New Entrants to the Data Integration Market
The last 10 years have seen a proliferation of new data integration tools and has witnessed a much more expanded definition of the capabilities and features under the term data integration. In the past, data integration mainly described ETL tools, data virtualization tools, and application messaging tools. These days the following scenarios/use cases are commonly supported:
Data Engineering – This includes building and deploying data pipelines to support business intelligence and data science workloads. These pipelines combine internal/external data sources into purpose built environments for data lakes, data warehousing, and self service analytics.
Cloud Enablement – These days organizations have data sources that span on-premises, multi-cloud, hybrid-cloud, and private cloud platforms.
Operational Integration – This includes supporting master data management, data sharing between external business partners, and ensuring data consistency across internal/external data silos (like syncing records between Salesforce and Netsuite).
Data Mesh – A data mesh is a new style of enterprise data architecture that is domain driven and seeks to address common pitfalls of legacy approaches to data integration that promotes monolithic architectures. More on this concept can be found here.
Some of the tools that support the use cases above have looked more like traditional ETL tools, some of these tools are entirely cloud based and follow an ELT paradigm, and some of these tools have focused mainly on the Extract and Load steps of ELT and been pretty light on the Transformation step.
Some of the newer tools we have seen in production include Talend, Dell Boomi, Matillion, dbt, and FiveTran. This post focuses on FiveTran and discusses specific strengths and weaknesses of the product.
What is Fivetran?
FiveTran is defined as a Niche Player in Gartner’s Magic Quadrant for Data Integration. It is primarily focused on the Extraction and Loading part of the ELT paradigm and has a library of connectors that customers can use that require virtually no coding or engineering expertise to connect source to target. They operate almost as a managed service for ELT in that they have customer facing teams who can assist with developing new connectors or providing Transformation capabilities using the open source tool dbt.
We frequently find FiveTran to be deployed alongside Snowflake for storage/compute purposes and Looker for data visualization purposes. The majority of our clients who adopt FiveTran are high growth software companies who are looking to connect external SaaS services to extract and load data into internal data lakes and data warehouses for data science and analytics purposes. A typical use case would be connecting Salesforce, Netsuite, and an external order management system like Ordoro to an internal data warehouse designed in Snowflake. In this scenario, FiveTran would manage the movement of data from these external sources to an internal data store for reporting and analytics.
The following strengths are found within the platform:
Managed service approach – FiveTran is responsible for managing the various database connectors in it’s offering on behalf of their customers. Whenever there is a new change to an API or endpoint, FiveTran is on the hook for ensuring that the existing connector is not broken as a result.

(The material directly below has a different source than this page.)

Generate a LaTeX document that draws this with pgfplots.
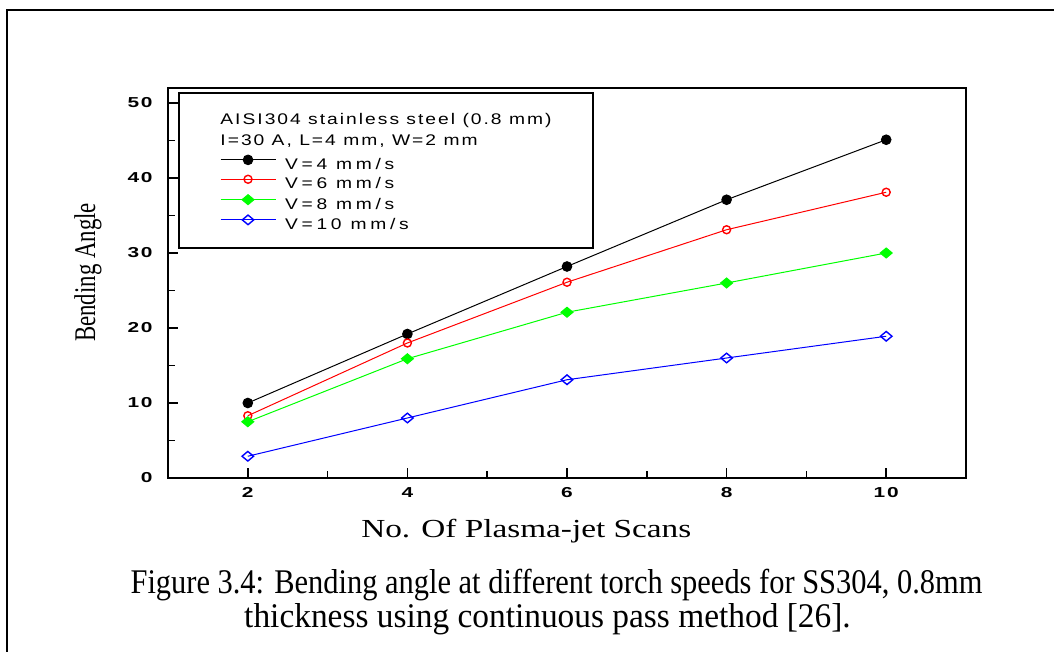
\documentclass[border=0pt]{standalone}
\usepackage{fontspec}
\usepackage{pgfplots}
\pgfplotsset{compat=1.18}
\setmainfont{Liberation Serif}
\newfontfamily\tickfont[FakeStretch=1.45,LetterSpace=12]{Liberation Sans}
\newfontfamily\legfont[FakeStretch=1.25,LetterSpace=13]{Liberation Sans}
\newfontfamily\legfontb[FakeStretch=1.25,LetterSpace=24]{Liberation Sans}
\newfontfamily\xlabfont[FakeStretch=1.28]{Liberation Serif}
\newfontfamily\ylabfont[FakeStretch=0.76]{Liberation Serif}
\newfontfamily\capfont[FakeStretch=0.88]{Liberation Serif}
\newfontfamily\capfontb[FakeStretch=0.965]{Liberation Serif}
\definecolor{cgreen}{RGB}{0,255,0}
\definecolor{cblue}{RGB}{0,0,255}
\definecolor{cred}{RGB}{255,0,0}
\begin{document}
\begin{tikzpicture}
\useasboundingbox (0,0) rectangle (527pt,326pt);
\draw[line width=1pt] (3.5pt,0pt) -- (3.5pt,321pt) -- (527pt,321pt);
\begin{axis}[
  at={(84pt,87pt)}, anchor=south west,
  scale only axis, width=399pt, height=195pt,
  xmin=1, xmax=11, ymin=0, ymax=52,
  axis line style={line width=1pt},
  tick align=inside, xtick pos=bottom, ytick pos=left,
  major tick length=5pt, minor tick length=3.5pt,
  tick style={black, line width=0.8pt},
  xtick={2,4,6,8,10}, xticklabels={2,4,6,8,10},
  ytick={0,10,20,30,40,50}, yticklabels={0,10,20,30,40,50},
  minor x tick num=1, minor y tick num=1,
  tick label style={font=\tickfont\bfseries\fontsize{7.2}{8}\selectfont},
  xticklabel style={inner sep=0pt, anchor=north, yshift=-4.5pt},
  yticklabel style={inner sep=0pt, anchor=east, xshift=-7.5pt},
  xlabel={\xlabfont\fontsize{13}{15}\selectfont No. Of Plasma-jet Scans},
  ylabel={\ylabfont\fontsize{15}{18}\selectfont Bending Angle},
  every axis x label/.style={at={(axis description cs:0.449,-0.1513)}, anchor=base},
  every axis y label/.style={at={(axis description cs:-0.1003,0.527)}, rotate=90, anchor=center},
  legend style={at={(axis description cs:0.0652,0.828)}, anchor=north west,
    draw=none, fill=none, inner sep=0pt, outer sep=0pt, row sep=2.6pt,
    nodes={inner sep=0pt, text height=5.7pt, text depth=0.3pt,
      font=\legfontb\fontsize{7.7}{9}\selectfont}},
  legend cell align=left,
  legend image code/.code={%
    \draw[mark repeat=2,mark phase=2,#1] plot coordinates {(0pt,2.1pt) (13.75pt,2.1pt) (27.5pt,2.1pt)};
    \path (32pt,2.1pt);},
]
\addplot[black, line width=0.5pt, mark=*, mark size=2.4pt] coordinates {(2,10) (4,19.2) (6,28.2) (8,37.1) (10,45.1)};
\addlegendentry{V=4 mm/s}
\addplot[cred, line width=0.5pt, mark=o, mark size=2pt, mark options={line width=0.7pt}] coordinates {(2,8.3) (4,18) (6,26.1) (8,33.1) (10,38.1)};
\addlegendentry{V=6 mm/s}
\addplot[cgreen, line width=0.5pt, mark=diamond*, mark size=2.5pt, mark options={xscale=1.6}] coordinates {(2,7.5) (4,15.9) (6,22.1) (8,26) (10,30)};
\addlegendentry{V=8 mm/s}
\addplot[cblue, line width=0.5pt, mark=diamond, mark size=2.4pt, mark options={xscale=1.6, line width=0.7pt}] coordinates {(2,2.9) (4,8) (6,13.1) (8,16) (10,18.9)};
\addlegendentry{V=10 mm/s}
\end{axis}
\draw[line width=1pt] (89.5pt,202pt) rectangle (296.5pt,279.5pt);
\node[anchor=base west, inner sep=0pt] at (110pt,263.75pt) {\legfont\fontsize{7.7}{9}\selectfont AISI304 stainless steel (0.8 mm)};
\node[anchor=base west, inner sep=0pt] at (110pt,253.25pt) {\legfont\fontsize{7.7}{9}\selectfont I=30 A, L=4 mm, W=2 mm};
\node[anchor=base, inner sep=0pt] at (278.25pt,29pt) {\capfont\fontsize{17.3}{20}\selectfont Figure 3.4: Bending angle at different torch speeds for SS304, 0.8mm};
\node[anchor=base, inner sep=0pt] at (273.75pt,12pt) {\capfontb\fontsize{17.3}{20}\selectfont thickness using continuous pass method [26].};
\end{tikzpicture}
\end{document}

Given the diversity of their customer base, customers experience a network effect of continued improvement and advancement in features of the platform. Given the wide variety of off-the-shelf connectors, it is very easy to get up and running with source to target connectors for data extraction and loading.
Pre-built schemas for data analytics – FiveTran provides over 50 prebuilt data models for supporting common analytical scenarios like finance and digital marketing needs. Across our client base we find that teams are generally looking for similar insights and thus having prebuilt schemas is an excellent way to get up and running quickly with turning raw data into information and ultimately into actionable insights.
Low cost of ownership – A typical data engineer working with FiveTran can accomplish a lot with a relatively small team. FiveTran acts as a force multiplier for data engineers and allows teams to accomplish more with fewer resources.
The following strengths are found within the platform:
Limited Data Transformation Support – As mentioned previously, FiveTran relies on dbt under the hood to handle complex transformations for normalizing data into suitable data structures for analytics. As a result, teams may find that they are having to manage multiple tools and become annoyed that all of that can’t be combined into a common interface/tool.
Lack of Enterprise Data Management Capabilities – FiveTran lacks broader data management capabilities found in more enterprise tools such as auto discovery of data semantics, data virtualization, data governance, and data quality capabilities.
Fivetran takes all of the data from your databases, events, applications, and files, and essentially replicates them into high-performance data lakes and data warehouses. It is an excellent fit for teams who want to quickly implement source to target data extraction and loading and are comfortable with using dbt or some other means (hello python scripting!) to handle data transformations. For fast growing software companies it is an excellent force multiplier to keep your data engineers focused on higher level tasks as opposed to managing source to target data movement.